No texto do classificado, o anúncio pomposo: prédio em ponto privilegiado, no coração de Botafogo, com toda a infraestrutura: garagem, salão de festas, sala de ginástica, churrasqueira, sauna, piscina. O imóvel parecia promissor, e era mesmo, ao menos se tirarmos pela área interna do apartamento. Cuidadosos, os atuais proprietários reformaram tudo, inclusive as partes hidráulica e elétrica, instalaram armários, aparelhos de ar-condicionado. Quando perguntei pela piscina, contudo, deu-se o constrangimento.
“Não chamaria aquilo de piscina”, disse o dono do imóvel. O corretor, sem saber o que fazer, justificou que nas placas do condomínio estava gravado em letras grandes: “Piscina à direita”. Descemos até o play. O proprietário tinha razão. Impossível chamar de piscina aquele tanque coberto, cercado de janelas por todos os lados.
Essa foi apenas uma das tantas pegadinhas em que caí nessas semanas de caça à nova moradia. “Próximo ao Metrô” pode significar dois quilômetros de distância. “Vista do Cristo” às vezes exprime a oportunidade única de, esticando o pescoço janela afora, vislumbrar a parte da mão esquerda do Redentor. A “ampla garagem” tem vagas apertadas e presas. Para estacionar, ou tirar o automóvel, é preciso empurrar o carro do vizinho.
Procurar apartamento no Rio de Janeiro é caminhar por uma estrada pavimentada pela ficção. Para além disso, atestar que, dia após dia, os espaços diminuem. Visitei duas dezenas de imóveis. Alguns ótimos; outros, bons; a maioria, ruim. Todos caros à beça. São apartamentos de bolso, que no entanto não cabem no nosso bolso.
Talvez por conta do aperto — espacial e financeiro —, os cariocas têm se acostumado cada vez mais a viver colados uns aos outros. “A vizinha acompanha toda a minha rotina e eu, a dela”, conta Sofia, minha sobrinha, quando comento sobre a varanda devassada de determinado apartamento. Discussões, jantares românticos, comemorações, sonecas em frente à TV, é possível ver tudo.
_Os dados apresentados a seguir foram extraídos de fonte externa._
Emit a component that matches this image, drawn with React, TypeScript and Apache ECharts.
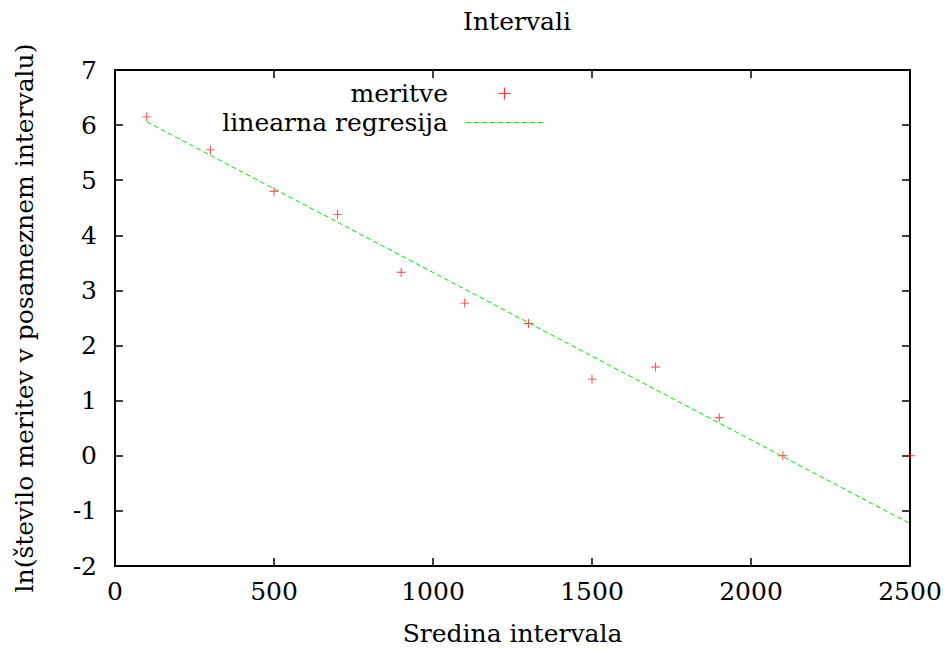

L. B. Jeffries, o fotógrafo protagonista de Janela indiscreta, faria a festa por aqui.
Ao entrar nesses imóveis de pouquíssimos metros quadrados, sempre me pergunto: mas onde colocar meus livros? Os CDs? Então vem a constatação de que quase ninguém mais mantém bibliotecas, pequeninas que sejam. E, claro, que ninguém mais compra CDs. Mas sou do tempo do taco de madeira, não do porcelanato.
Em um de seus poemas, Carlos Drummond de Andrade fala da procura por apartamento “pequeno, bem situado / onde caibam dois amantes / de frente como de lado”. Exige apenas que caibam discos, livros, lençóis, uísque, biscoitinhos — e não tenha baratas, mosquitos ou vizinhos enervantes. Quem souber de tal imóvel me informe onde é que fica essa casa, rogava o escritor. Peço, por favor, que avise a mim também.